Damage transients are generally those where hot or cold steam (or water) enters thick section components, thereby producing a sufficient down-shock locally in the bore that a high strain fatigue cycle is generated. If the component is operating below the creep temperature range, the damage will accrue by high strain (low cycle) fatigue. If it is operating within the creep temperature range, damage will accrue by creep-fatigue.
The algorithms used for this creep-fatigue damage system are earlier versions of the fe-safe/TURBOlife algorithms based on the UK strain-based methodologies. Individual components are ‘customized’ using finite element analysis so that stress, strain and cyclic loading are determined on-line from primary inputs of time, pressure and temperature.

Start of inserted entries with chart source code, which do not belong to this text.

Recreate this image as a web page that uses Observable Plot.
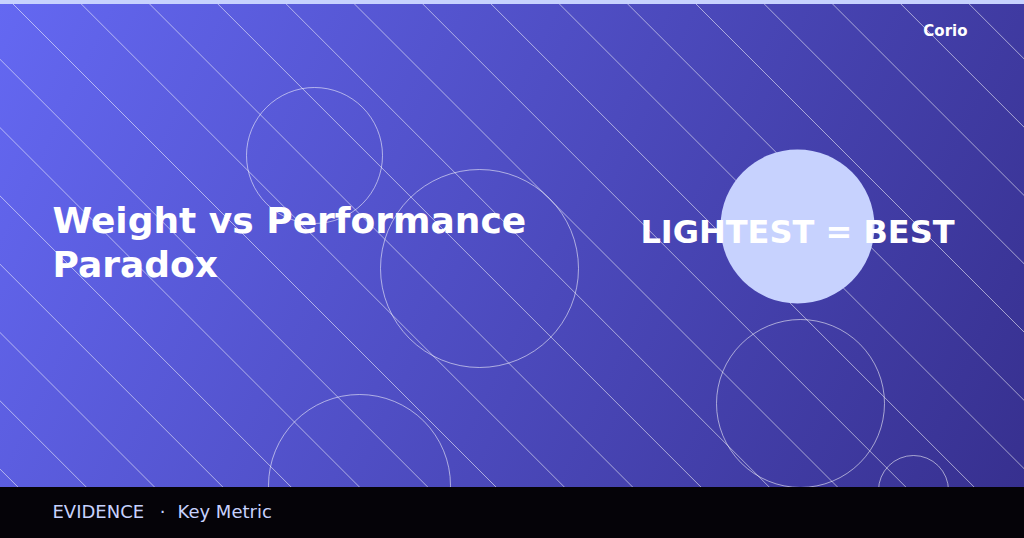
<!DOCTYPE html>
<html>
<head>
<meta charset="utf-8">
<script src="https://cdn.jsdelivr.net/npm/d3@7"></script>
<script src="https://cdn.jsdelivr.net/npm/@observablehq/plot@0.6"></script>
<style>
  html, body { margin: 0; padding: 0; background: #000; }
  svg { display: block; font-family: "DejaVu Sans", sans-serif; }
</style>
</head>
<body>
<div id="chart"></div>
<script>
// ---- data (canvas units: x 0..1024, y 0..538 downward) ----
const stripeOffsets = d3.range(-8, 16).map(k => 9 + k * 68.3);
const outlineCircles = [
  {cx: 314, cy: 155, r: 68},
  {cx: 479, cy: 268, r: 99},
  {cx: 359, cy: 485, r: 91},
  {cx: 800, cy: 403, r: 84},
  {cx: 913, cy: 490, r: 35}
];
const badge = [{cx: 797, cy: 226, r: 77}];
const titleLines = ["Weight vs Performance", "Paradox"];
const highlight = "LIGHTEST = BEST";
const brand = "Corio";
const footerLabel = "EVIDENCE";
const footerSep = "·";
const footerMetric = "Key Metric";

const W = 1024, H = 538, FOOT = 487, STRIP = 4;

const stripes = stripeOffsets.map(c => ({x1: c, y1: 0, x2: c + H, y2: H}));

const plot = Plot.plot({
  width: W, height: H,
  margin: 0,
  x: {domain: [0, W], range: [0, W], axis: null},
  y: {domain: [0, H], range: [0, H], axis: null},
  r: {type: "identity"},
  style: {fontFamily: "DejaVu Sans, sans-serif", background: "#000"},
  marks: [
    Plot.rect([{}], {x1: 0, x2: W, y1: 0, y2: FOOT, fill: "url(#bggrad)"}),
    Plot.link(stripes, {x1: "x1", y1: "y1", x2: "x2", y2: "y2", stroke: "#ffffff", strokeOpacity: 0.55, strokeWidth: 1, clip: "frame"}),
    Plot.dot(outlineCircles, {x: "cx", y: "cy", r: "r", stroke: "#ffffff", strokeOpacity: 0.55, strokeWidth: 1, fill: "none"}),
    Plot.dot(badge, {x: "cx", y: "cy", r: "r", fill: "#c7d2fe", stroke: "none"}),
    Plot.text([titleLines.join("\n")], {x: 52, y: 276, text: d => d, textAnchor: "start", lineAnchor: "bottom", lineHeight: 1.2, fontSize: 36, fontWeight: "bold", fill: "#ffffff"}),
    Plot.text([highlight], {x: 797, y: 242, text: d => d, textAnchor: "middle", lineAnchor: "bottom", fontSize: 32, fontWeight: "bold", fill: "#ffffff"}),
    Plot.text([brand], {x: 967, y: 35, text: d => d, textAnchor: "end", lineAnchor: "bottom", fontSize: 15, fontWeight: "bold", fill: "#ffffff"}),
    Plot.rect([{}], {x1: 0, x2: W, y1: FOOT, y2: H, fill: "#050308"}),
    Plot.rect([{}], {x1: 0, x2: W, y1: 0, y2: STRIP, fill: "#c7d2fe"}),
    Plot.text([footerLabel], {x: 52, y: 517, text: d => d, textAnchor: "start", lineAnchor: "bottom", fontSize: 18, fill: "#c7d2fe"}),
    Plot.text([footerSep], {x: 162, y: 517, text: d => d, textAnchor: "middle", lineAnchor: "bottom", fontSize: 18, fill: "#c7d2fe"}),
    Plot.text([footerMetric], {x: 177, y: 517, text: d => d, textAnchor: "start", lineAnchor: "bottom", fontSize: 18, fill: "#c7d2fe"})
  ]
});

// gradient definition
const ns = "http://www.w3.org/2000/svg";
const defs = document.createElementNS(ns, "defs");
defs.innerHTML = `<linearGradient id="bggrad" x1="0" y1="0" x2="1024" y2="487" gradientUnits="userSpaceOnUse">
  <stop offset="0" stop-color="#6468f2"/>
  <stop offset="1" stop-color="#37308f"/>
</linearGradient>`;
plot.insertBefore(defs, plot.firstChild);

document.getElementById("chart").appendChild(plot);
</script>
</body>
</html>
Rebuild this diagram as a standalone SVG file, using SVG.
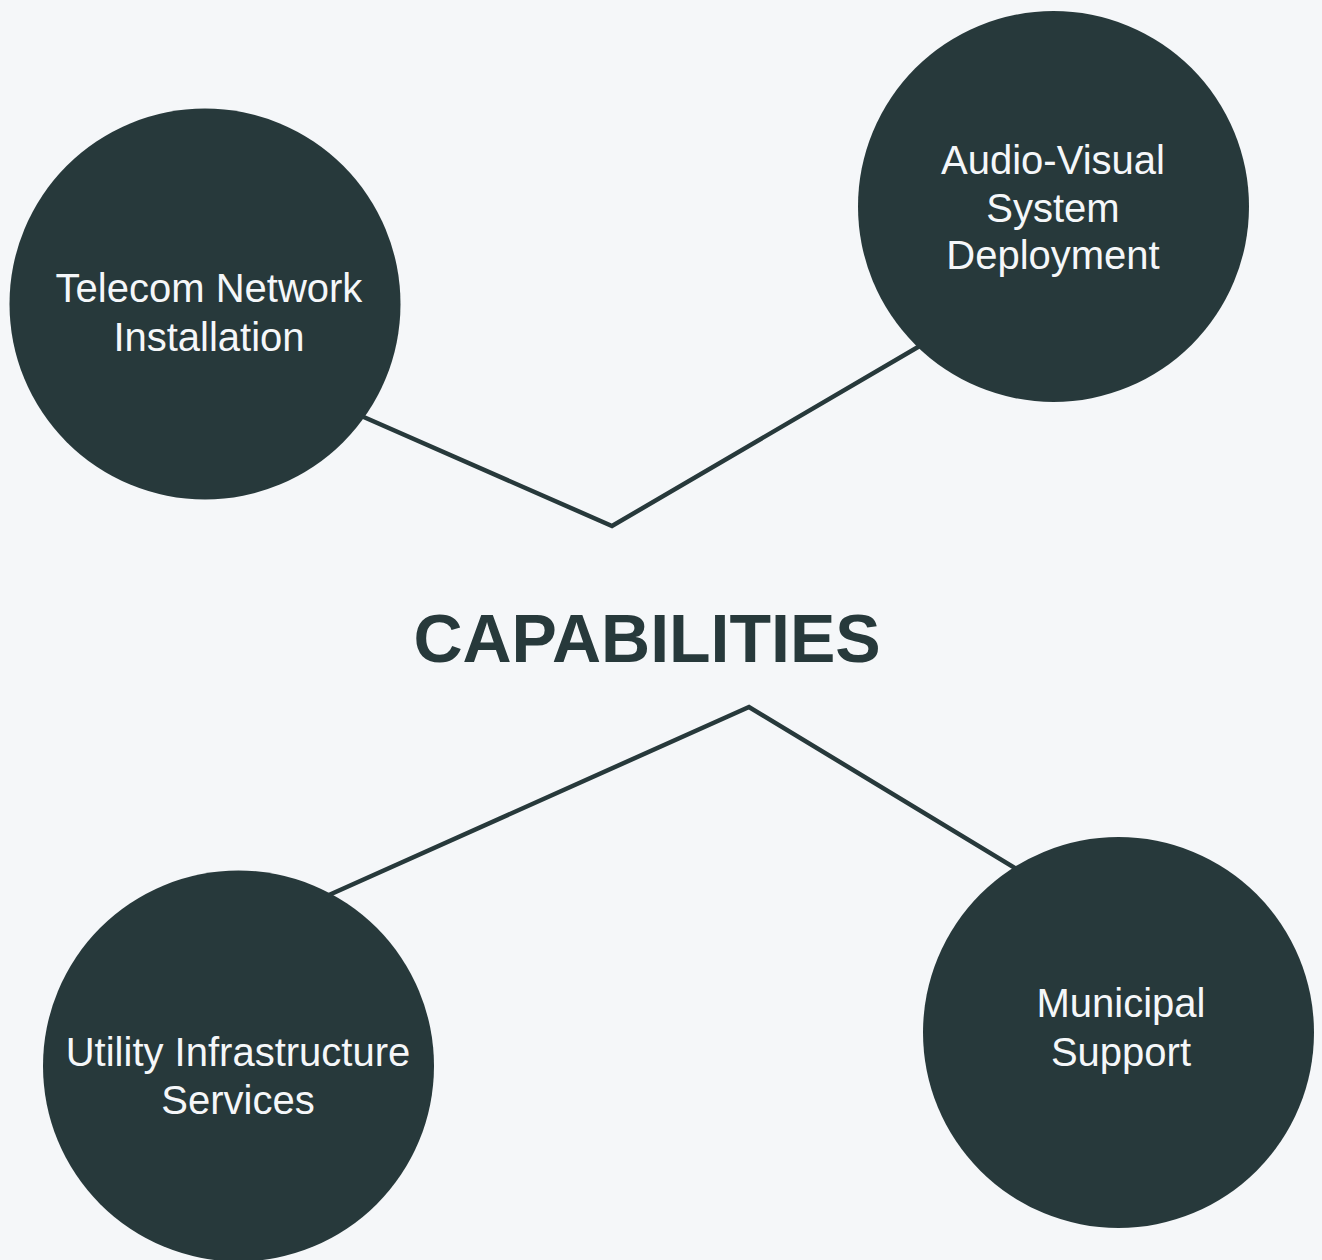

Typical monitoring locations for a superheater outlet header are shown in Figure 3.
Figure 3: Superheater outlet header monitoring locations for creep-fatigue damage
Straining for success
Strain-based methods for the assessment of creep-fatigue damage during thermo-mechanical component cycling, based on mechanistic understanding of damage accumulation have been continuously developed over the past 40 years in the UK. These methods allow for influences related to multiaxial loading, nested operating cycles and material property variability within components.
Also, creep relaxation and cyclic hardening can be accounted for, which cause variations to stress-strain cycles where load cycles are nominally identical. By accounting for these influences, realistic predictions of creep-fatigue failure location and endurance can be obtained.
These methods have been successfully applied offline to component life assessment and online to power station component assessment based on actual operating history. Benefits accrue regarding the development of safety justification and increased availability through the extension of inspection intervals. Also the correlation of damage with actual plant history enables operating procedures to be optimised for maximum plant life.
1. R5, Issue 3. Assessment Procedure for the High Temperature Response of Structures, British Energy Generation Limited, Gloucester, UK, 2003.
2. fe-safe/TURBOlife. Software for the Endurance Assessment of Thermo-mechanical, Creep-fatigue component cycling, Safe Technology, Sheffield, UK.
3. Extension of Boiler Inspection Interval to Improve Power Plant Availability, Tan Kah Chay George, David Worswick & Robert James Brown. Presented at POWER-GEN Asia, Kuala Lumpur, Malaysia, September 2001.